Certain past experiences could make Poland nervous about Orbán’s attitude.
“Mr. Orbán has also initially declared his support to Jarosław Kaczyński’s [leader of the governing Law and Justice Party] move to reject Donald Tusk for the second term as the president of the European Council“, recalls Dariusz Kałan, Central European political analyst.
Orbán ultimately withdrew this threat and Tusk won his second mandate as Council president in spring 2017.
Kałan anticipates that the Hungarian Prime Minister could accept some sort of deal with the European Commission which would include softening migration policy requirements.
It would be another advantage for Orbán ahead of forthcoming parliamentary elections in Hungary, which will take place in April 2018.

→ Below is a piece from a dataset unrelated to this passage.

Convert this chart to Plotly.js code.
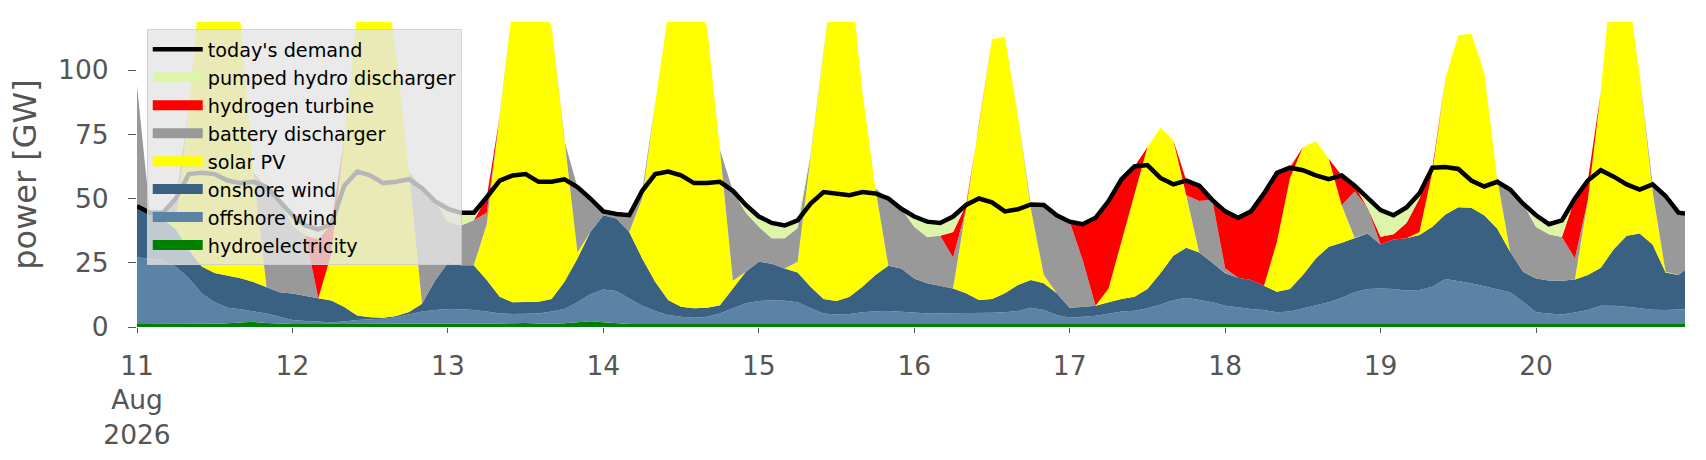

Orbán is not going to give up
According to analysts, it is more or less clear that Orbán´s Fidesz will again succeed in the election.
“The democratic opposition remains fragmented, negotiations among the parties about a potential cooperation are progressing slowly, while some like LMP [Politics Can Be Different, green political party] already announced that they do not wish to run together with others,“ says Végh.
The far-right Jobbik party is thought to be sidelined, thanks to a State Audit Office decision to impose a penalty for accepting non-financial contributions. Jobbik will probably not have enough money to campaign.
Balla added that another argument works in Orbán´s favour: “Moreover, the economy is growing in Hungary. After a terrible economic crisis caused by socialist governments (2002-2010) 60% of Hungarians agree their country is going in the right direction. The stable support to the governing Fidesz is high.”
According to Kałan, the question is not whether Orbán will be re-elected prime minister but whether he will be able to govern without any coalition partner.
Fidesz, led by Orbán, has been governing in Hungary since 2010 and often there is a question why the Commission did not test the Article 7 procedure on Hungary, before it happened to Poland. The constitutional majority is one of the big Orbán government´s advantages.
“When the Fidesz-government started to reshape the legal and institutional environment in Hungary first in the 2010-2014 term, it had a 2/3rds constitutional majority and thus could just rewrite the rules as it pleased,” explains Végh.
“The Law and Justice Party government in Poland does not have such representation and was at certain points acting unconstitutionally to pursue its goals,” she added.
When criticised, the Hungarian government is active in discussion with the European Commission in order to portray itself as a partner willing to talk. It was also able to implement some cosmetic changes on the criticised legislation, which in fact did not change the spirit of the law, but was perceived positively, according to Végh.
It is still not clear whether Poland will be able to adopt this attitude under the new Prime Minister. The ministry of foreign affairs has been showing to an important extent its ideological orientation so far, lacking diplomatic skills, says Kałan.
The analysts also mention another Orbán triumph – Fidesz’s membership in the European People’s Party (EPP). The membership has rescued him several times in the past.
Orbán cannot feel “safe” forever. Végh recalls that EP’s LIBE committee is working on a report: “The first hearing already took place last year.”
She underlined the EPP’s fragmentation on this issue. The European Parliament had to give in May 2017 the mandate to LIBE to deal with the situation in Hungary. The EPP fraction did not vote in unison.
“EPP MEPs are divided on how the EU should deal with Hungary,“ Végh summed up. The results of the opinion struggle will be known by autumn 2018, when a vote on the report will be held.